Atmore’s registered voters will decide next Tuesday, November 12, whether a school tax that has been in effect for six decades will be extended for another 20 years.
The tax is a 5-mil levy of which the proceeds are earmarked to help pay the salaries, payroll taxes and benefits for several administrative positions at schools within the city, as well as part of the salaries, taxes and benefits for two teachers and a counselor.
According to Murray Johnson, a long-time advocate of local schools, the school-tax money is used to cover the salaries and salary-related expenses of one-and-a-half of Escambia County High School’s assistant principals, Kevin Everett and Randall Jackson, as well as half those costs for ECHS’s choral instructor, Conrad Weber, and its Spanish teacher, Guy Mims.
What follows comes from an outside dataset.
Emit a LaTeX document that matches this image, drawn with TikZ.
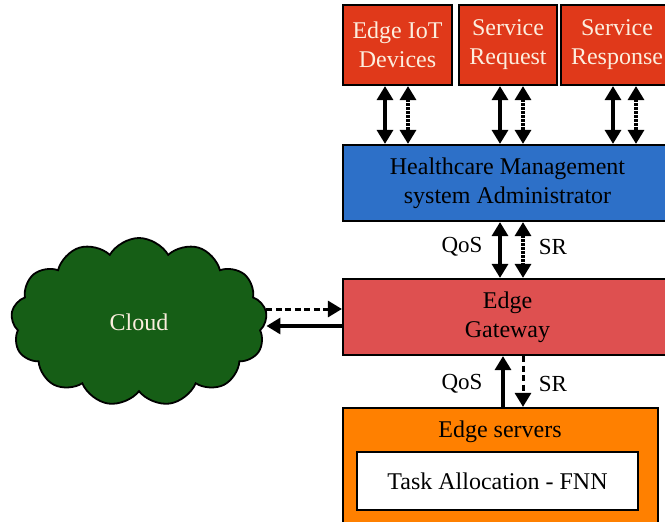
\documentclass[tikz,border=0pt]{standalone}
\usepackage{fontspec}
\setmainfont{Liberation Serif}
\usepackage{tikz}
\definecolor{devicered}{RGB}{224, 57, 26}
\definecolor{adminblue}{RGB}{45, 112, 200}
\definecolor{gatewayred}{RGB}{222, 80, 80}
\definecolor{serverorange}{RGB}{255, 128, 0}
\definecolor{cloudgreen}{RGB}{22, 94, 22}
\definecolor{lighttext}{RGB}{252, 238, 222}
\usetikzlibrary{shapes.symbols, arrows.meta, positioning, calc}

\begin{document}
\begin{tikzpicture}[x=1pt, y=-1pt,
    box/.style={draw=black, line width=2.2pt, align=center, inner sep=0pt,
        font=\fontsize{24}{29}\selectfont},
    devbox/.style={box, fill=devicered, text=lighttext, minimum height=80pt},
    wide/.style={box, minimum width=329pt, minimum height=76pt},
    tag/.style={font=\fontsize{23}{27}\selectfont},
    solidlink/.style={line width=3.2pt},
    dottedlink/.style={line width=3.2pt, dash pattern=on 2.2pt off 1.8pt},
    dashedlink/.style={line width=3pt, dash pattern=on 6pt off 3.5pt},
    both/.style={{Triangle[length=14pt, width=16pt]}-{Triangle[length=14pt, width=16pt]}},
    one/.style={-{Triangle[length=14pt, width=16pt]}}
]
    \clip (0,0) rectangle (665,522);

    % Top row
    \node[devbox, minimum width=109pt] (iot) at (397.5,45) {Edge IoT\\Devices};
    \node[devbox, minimum width=98pt] (req) at (508,45) {Service\\Request};
    \node[devbox, minimum width=112pt] (resp) at (617,45) {Service\\Response};

    % Middle layers
    \node[wide, fill=adminblue] (admin) at (507.5,183) {Healthcare Management\\system Administrator};
    \node[wide, fill=gatewayred] (gw) at (507.5,317) {Edge\\Gateway};

    % Edge servers with inner box
    \node[box, fill=serverorange, minimum width=315pt, minimum height=138pt] (srv) at (500.5,477) {};
    \node[font=\fontsize{24}{29}\selectfont] (srvname) at (500,432) {Edge servers};
    \node[box, fill=white, minimum width=281pt, minimum height=58pt] (task) at (497.5,481) {Task Allocation - FNN};

    % Cloud
    \node[cloud, draw=black, line width=1.8pt, fill=cloudgreen, text=lighttext,
        cloud puffs=13, cloud puff arc=120, aspect=1.5,
        minimum width=256pt, minimum height=168pt, font=\fontsize{24}{29}\selectfont] (cloud) at (139,322) {Cloud};

    % Devices <-> administrator
    \foreach \n/\a/\b in {iot/385/408, req/500/523, resp/613/636} {
        \draw[solidlink, both] (\a,0 |- \n.south) -- (\a,0 |- admin.north);
        \draw[dottedlink, both] (\b,0 |- \n.south) -- (\b,0 |- admin.north);
    }

    % Administrator <-> gateway
    \draw[solidlink, both] (500,0 |- admin.south) -- (500,0 |- gw.north);
    \draw[dottedlink, both] (523,0 |- admin.south) -- (523,0 |- gw.north);
    \node[tag] (qos1) at (462,247) {QoS};
    \node[tag] (sr1) at (553,247) {SR};

    % Gateway <-> servers
    \draw[solidlink, one] (503,0 |- srv.north) -- (503,0 |- gw.south);
    \draw[dashedlink, one] (523,0 |- gw.south) -- (523,0 |- srv.north);
    \node[tag] (qos2) at (462,384) {QoS};
    \node[tag] (sr2) at (553,384) {SR};

    % Cloud <-> gateway
    \draw[dashedlink, one] (cloud.east |- 0,309) -- (gw.west |- 0,309);
    \draw[solidlink, one] (gw.west |- 0,326) -- (cloud.east |- 0,326);
\end{tikzpicture}
\end{document}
The tax also provides funds for the salary costs of Escambia County Middle School Assistant Principal Toya McMillian, and half that of Cordia Lee, one of two guidance counselors at ECMS. The remainder is used to pay the salary, taxes and benefits of Rachel Patterson Elementary School Assistant Principal Keiana Quarker White.
Johnson pointed out that the revenue generated by the tax, approximately $363,000 a year, doesn’t cover all the annual expenses of those positions.
“The total expenditures — salary, payroll taxes and retirement — for those positions come to about $400,000 a year,” Johnson said during the October 28 Atmore City Council meeting. “So, you can see there is a deficit of $37,000. But they took care of those people.
“The 2019-20 (school system) budget has already been set, and they’re assuming that $363,000 is probably what the tax will bring in. The expenses will be about $389,000. That’s $60,000-65,000 over and above what the tax brought in over the last two years.”
Tuesday’s referendum, if the issue passes as expected, will renew the school tax for another two decades. It was enacted in 1958, with 1960 the first year it was actually levied, and is up for renewal every 20 years. If the extension does not pass, the only way to ever renew it would be through the state legislature.
“It’s not anything new,” Johnson said. “It’s a 60-year-old tax, and it’s for our kids. It equals about $5 a month on a $100,000 home, and the majority of the tax is paid by businesses.”
He also warned that passage of the extension is crucial to the quality of education local students receive.
“We probably won’t lose all those people (if the extension is voted down), but you can see where they might get rid of choral teacher,” he said. “If they have to use money to cover those funds we’ve been generating, they’re going to have to cut something else, so our kids are going to lose.”
Voting will take place at Atmore City Hall, from 7 a.m. until 7 p.m.